> **CHALLENGE**
Locate and copy each line in the data that contains the word "this".
Start of DATA
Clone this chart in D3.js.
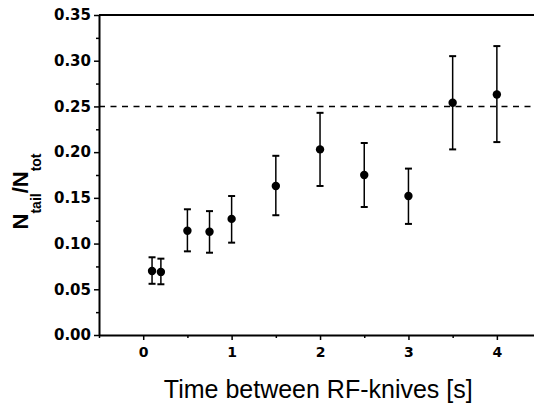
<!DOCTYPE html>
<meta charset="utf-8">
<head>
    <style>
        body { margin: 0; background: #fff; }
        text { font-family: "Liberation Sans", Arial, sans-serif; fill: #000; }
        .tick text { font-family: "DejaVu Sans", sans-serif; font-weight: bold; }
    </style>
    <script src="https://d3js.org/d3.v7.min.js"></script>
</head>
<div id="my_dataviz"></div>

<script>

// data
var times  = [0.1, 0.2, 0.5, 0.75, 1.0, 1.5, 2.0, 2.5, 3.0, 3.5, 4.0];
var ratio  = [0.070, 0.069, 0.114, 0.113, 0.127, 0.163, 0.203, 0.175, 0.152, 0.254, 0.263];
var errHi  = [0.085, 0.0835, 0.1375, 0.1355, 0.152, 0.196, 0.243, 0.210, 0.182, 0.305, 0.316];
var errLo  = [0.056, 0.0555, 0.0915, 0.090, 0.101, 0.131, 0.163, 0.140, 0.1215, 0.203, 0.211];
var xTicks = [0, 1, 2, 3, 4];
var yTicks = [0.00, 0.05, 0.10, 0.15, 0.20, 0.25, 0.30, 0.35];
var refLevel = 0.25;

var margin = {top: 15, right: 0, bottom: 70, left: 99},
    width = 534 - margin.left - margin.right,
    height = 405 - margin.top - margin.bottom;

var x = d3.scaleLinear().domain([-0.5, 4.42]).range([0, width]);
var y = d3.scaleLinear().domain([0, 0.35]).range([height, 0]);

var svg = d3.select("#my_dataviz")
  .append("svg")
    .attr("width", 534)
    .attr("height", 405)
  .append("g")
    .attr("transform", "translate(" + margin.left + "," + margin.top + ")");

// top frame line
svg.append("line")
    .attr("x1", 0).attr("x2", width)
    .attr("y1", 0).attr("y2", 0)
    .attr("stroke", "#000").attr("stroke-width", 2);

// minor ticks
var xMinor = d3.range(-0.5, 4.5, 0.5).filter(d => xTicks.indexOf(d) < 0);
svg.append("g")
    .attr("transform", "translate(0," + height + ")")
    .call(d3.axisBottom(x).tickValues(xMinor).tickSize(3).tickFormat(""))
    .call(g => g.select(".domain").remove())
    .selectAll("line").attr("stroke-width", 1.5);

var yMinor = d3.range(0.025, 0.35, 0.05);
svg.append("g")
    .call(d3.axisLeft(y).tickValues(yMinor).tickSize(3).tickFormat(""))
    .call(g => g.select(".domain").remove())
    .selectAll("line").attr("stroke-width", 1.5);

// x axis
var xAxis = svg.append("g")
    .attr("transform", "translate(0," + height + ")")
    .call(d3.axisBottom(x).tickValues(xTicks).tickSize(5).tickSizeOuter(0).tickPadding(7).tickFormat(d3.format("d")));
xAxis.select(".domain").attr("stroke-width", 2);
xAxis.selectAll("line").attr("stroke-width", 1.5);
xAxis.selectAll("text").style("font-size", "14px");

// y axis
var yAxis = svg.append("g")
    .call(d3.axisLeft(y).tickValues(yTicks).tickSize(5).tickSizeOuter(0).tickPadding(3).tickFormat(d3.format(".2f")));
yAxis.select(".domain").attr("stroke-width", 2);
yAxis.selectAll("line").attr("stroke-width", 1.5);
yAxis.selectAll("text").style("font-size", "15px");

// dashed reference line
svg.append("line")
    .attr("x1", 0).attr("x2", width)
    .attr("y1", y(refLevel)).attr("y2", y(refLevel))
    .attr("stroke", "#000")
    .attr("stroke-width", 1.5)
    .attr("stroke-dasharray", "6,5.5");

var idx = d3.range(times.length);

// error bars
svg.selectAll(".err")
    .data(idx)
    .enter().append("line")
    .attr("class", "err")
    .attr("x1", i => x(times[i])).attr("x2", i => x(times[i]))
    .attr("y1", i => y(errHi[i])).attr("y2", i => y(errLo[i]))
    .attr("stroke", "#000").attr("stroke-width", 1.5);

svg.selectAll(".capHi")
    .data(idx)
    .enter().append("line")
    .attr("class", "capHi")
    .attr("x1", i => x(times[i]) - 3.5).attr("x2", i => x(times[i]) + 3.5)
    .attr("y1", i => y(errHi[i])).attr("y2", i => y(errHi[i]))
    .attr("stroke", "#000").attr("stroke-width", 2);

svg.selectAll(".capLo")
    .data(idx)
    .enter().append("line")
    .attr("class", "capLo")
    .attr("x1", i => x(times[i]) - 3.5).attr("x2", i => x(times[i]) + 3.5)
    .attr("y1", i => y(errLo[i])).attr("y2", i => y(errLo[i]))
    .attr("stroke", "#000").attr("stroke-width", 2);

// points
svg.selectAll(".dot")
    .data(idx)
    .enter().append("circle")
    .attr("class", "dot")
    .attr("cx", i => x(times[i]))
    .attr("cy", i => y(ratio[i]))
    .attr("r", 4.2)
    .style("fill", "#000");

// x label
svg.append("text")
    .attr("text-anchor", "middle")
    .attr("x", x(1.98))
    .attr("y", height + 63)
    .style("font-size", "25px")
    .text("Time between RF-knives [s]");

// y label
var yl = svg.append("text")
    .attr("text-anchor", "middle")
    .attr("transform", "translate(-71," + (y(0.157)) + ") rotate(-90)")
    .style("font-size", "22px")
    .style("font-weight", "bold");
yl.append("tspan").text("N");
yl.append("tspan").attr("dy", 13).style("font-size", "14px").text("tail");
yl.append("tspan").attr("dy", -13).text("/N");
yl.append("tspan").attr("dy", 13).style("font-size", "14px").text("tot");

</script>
End of DATA
Start of DATA
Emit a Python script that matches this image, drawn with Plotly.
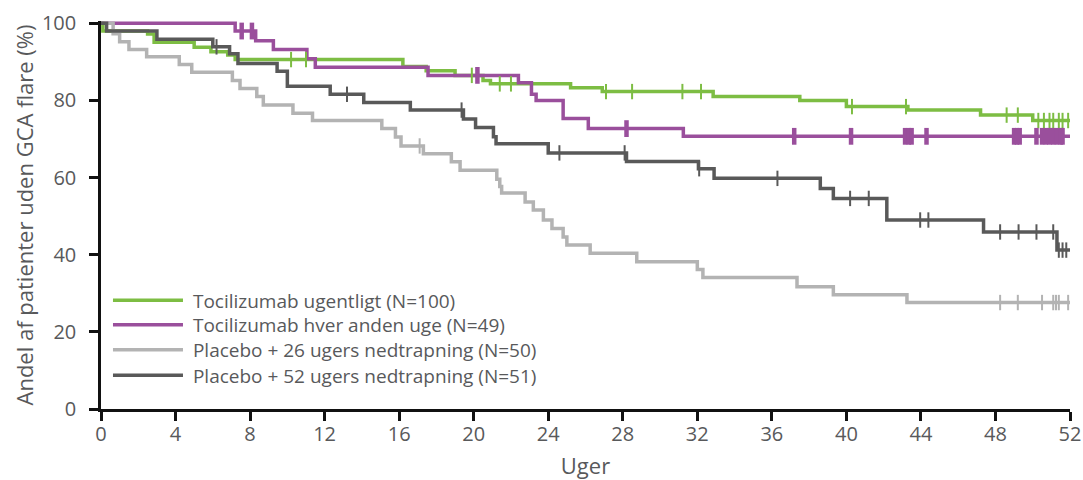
End of DATA
> **WRITTEN SOLUTION**
Clone this chart in D3.js.
Emit a Python script that matches this image, drawn with Plotly.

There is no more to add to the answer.